Me levanto cada mañana, hago mi cama mientras veo un poco del
desinforme diario del gobierno, que no creo. Allí, fantasmagóricos mandamases se suceden hablando de batallas, de guerra, del
enemigo implacable: una hilacha de ARN envuelto en una capa de grasa (en
eso se parece a muchos) convertida en la
estrella, en la villana de toda la Historia del mundo, sin siquiera estar lo
que llamamos, viva. En eso también se parece a muchos.
Un rubio-robot da cifras de camas clínicas. De ventiladores,
traslados de enfermos, más ventiladores, muchos ventiladores, todos los
ventiladores del Universo marchando sin tregua hacia este país borde.
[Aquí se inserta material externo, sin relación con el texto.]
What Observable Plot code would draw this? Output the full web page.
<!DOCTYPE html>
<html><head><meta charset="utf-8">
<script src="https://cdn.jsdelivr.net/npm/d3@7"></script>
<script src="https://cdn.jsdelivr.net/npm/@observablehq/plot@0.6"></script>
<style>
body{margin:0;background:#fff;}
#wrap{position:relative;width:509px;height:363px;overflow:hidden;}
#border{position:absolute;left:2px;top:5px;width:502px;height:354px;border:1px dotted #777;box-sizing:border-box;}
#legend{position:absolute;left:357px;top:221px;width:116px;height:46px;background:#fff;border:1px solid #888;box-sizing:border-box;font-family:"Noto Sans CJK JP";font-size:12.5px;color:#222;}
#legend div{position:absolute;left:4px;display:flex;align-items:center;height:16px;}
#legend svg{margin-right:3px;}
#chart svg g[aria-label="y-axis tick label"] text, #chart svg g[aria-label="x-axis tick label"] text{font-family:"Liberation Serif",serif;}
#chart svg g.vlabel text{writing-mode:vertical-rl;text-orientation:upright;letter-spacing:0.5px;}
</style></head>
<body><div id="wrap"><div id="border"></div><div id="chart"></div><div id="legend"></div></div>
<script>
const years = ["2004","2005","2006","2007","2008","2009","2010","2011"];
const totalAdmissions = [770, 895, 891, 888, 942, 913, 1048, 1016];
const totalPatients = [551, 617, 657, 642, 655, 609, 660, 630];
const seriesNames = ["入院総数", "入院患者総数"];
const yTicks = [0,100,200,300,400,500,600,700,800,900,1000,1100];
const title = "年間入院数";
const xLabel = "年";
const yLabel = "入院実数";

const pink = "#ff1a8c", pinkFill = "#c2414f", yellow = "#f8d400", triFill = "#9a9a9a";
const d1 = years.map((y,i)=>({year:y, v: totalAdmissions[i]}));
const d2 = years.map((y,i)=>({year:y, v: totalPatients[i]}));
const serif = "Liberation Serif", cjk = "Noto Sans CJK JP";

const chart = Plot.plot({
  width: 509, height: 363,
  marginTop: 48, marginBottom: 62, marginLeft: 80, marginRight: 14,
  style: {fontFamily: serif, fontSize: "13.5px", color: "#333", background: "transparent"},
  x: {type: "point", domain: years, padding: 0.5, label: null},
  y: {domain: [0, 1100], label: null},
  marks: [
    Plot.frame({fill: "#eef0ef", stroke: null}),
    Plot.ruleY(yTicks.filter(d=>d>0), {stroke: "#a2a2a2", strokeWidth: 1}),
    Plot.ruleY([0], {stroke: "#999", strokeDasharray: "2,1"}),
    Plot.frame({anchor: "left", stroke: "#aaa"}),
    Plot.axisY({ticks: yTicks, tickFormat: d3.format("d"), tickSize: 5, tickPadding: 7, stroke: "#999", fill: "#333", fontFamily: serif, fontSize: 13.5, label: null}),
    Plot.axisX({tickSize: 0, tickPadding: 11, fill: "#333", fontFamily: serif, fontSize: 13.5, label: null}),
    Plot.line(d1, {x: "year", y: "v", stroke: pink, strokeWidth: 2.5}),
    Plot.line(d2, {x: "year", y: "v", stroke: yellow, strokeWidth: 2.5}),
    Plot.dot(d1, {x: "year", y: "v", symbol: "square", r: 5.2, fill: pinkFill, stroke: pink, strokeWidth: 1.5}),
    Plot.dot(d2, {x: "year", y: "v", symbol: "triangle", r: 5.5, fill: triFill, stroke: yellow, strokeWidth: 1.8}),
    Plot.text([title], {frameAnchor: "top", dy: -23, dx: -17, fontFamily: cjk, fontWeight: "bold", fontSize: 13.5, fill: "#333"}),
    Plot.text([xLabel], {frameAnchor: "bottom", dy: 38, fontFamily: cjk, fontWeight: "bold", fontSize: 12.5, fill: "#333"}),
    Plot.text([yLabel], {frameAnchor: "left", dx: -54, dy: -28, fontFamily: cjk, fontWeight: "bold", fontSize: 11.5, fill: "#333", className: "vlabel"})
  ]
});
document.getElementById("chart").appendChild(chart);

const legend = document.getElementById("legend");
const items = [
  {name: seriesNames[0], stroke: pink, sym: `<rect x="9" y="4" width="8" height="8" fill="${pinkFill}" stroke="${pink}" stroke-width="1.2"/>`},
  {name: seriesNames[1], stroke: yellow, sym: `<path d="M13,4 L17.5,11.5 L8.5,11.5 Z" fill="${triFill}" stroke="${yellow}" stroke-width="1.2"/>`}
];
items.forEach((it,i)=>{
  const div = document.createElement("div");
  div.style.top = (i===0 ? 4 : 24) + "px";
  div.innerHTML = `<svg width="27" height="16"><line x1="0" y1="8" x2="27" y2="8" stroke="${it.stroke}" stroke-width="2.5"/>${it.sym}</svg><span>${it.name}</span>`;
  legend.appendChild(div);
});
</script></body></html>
Otra vez habla el Ministro, aún con tono de Emperador romano,
mientras una famélica gárgola le acerca el lavatorio donde se lava cada día las
manos, como ejemplo para evitar contagios, creyendo que saldrá limpio de toda
esta historia.
Hago una nueva rutina de ejercicios cada día. Mi personal
trainer emerge desde Youtube para salvarme. ¿Mostraré mis túrgidos avances
algún día en la pool party de mis sueños?
Si no te mueres por el virus, te puedes morir de soledad, de
aburrimiento o de lujuria, me digo, iniciando la quinta serie de abdominales
frente al computador. Mi gata se acomoda en su sillón mientras me mira con los
ojos entrecerrados.
Otra vez en la Historia los pobres resucitan desde su
invisible letargo, reaparecen los campamentos, las cajas de mercaderías del
hambre, las ollas (horror) comunes; las filas de ambulancias también con pobres
ahogándose en la entrada de los hospitalitos. Reaparecen ante nuestra
horrorizada vista en matinales de TV, noticiarios y programas tipo Chile ayuda
a Chile. Don Francisco nuevamente espera el turno para su próxima escena,
afiebrado por los millones de 40 años de Teletones.
Dice el Señor del Tiempo que lloverá hoy. Dice que hay que
prepararse. Dice que hará frío.
Como cada junio, pienso. Es el 21 que empieza el invierno.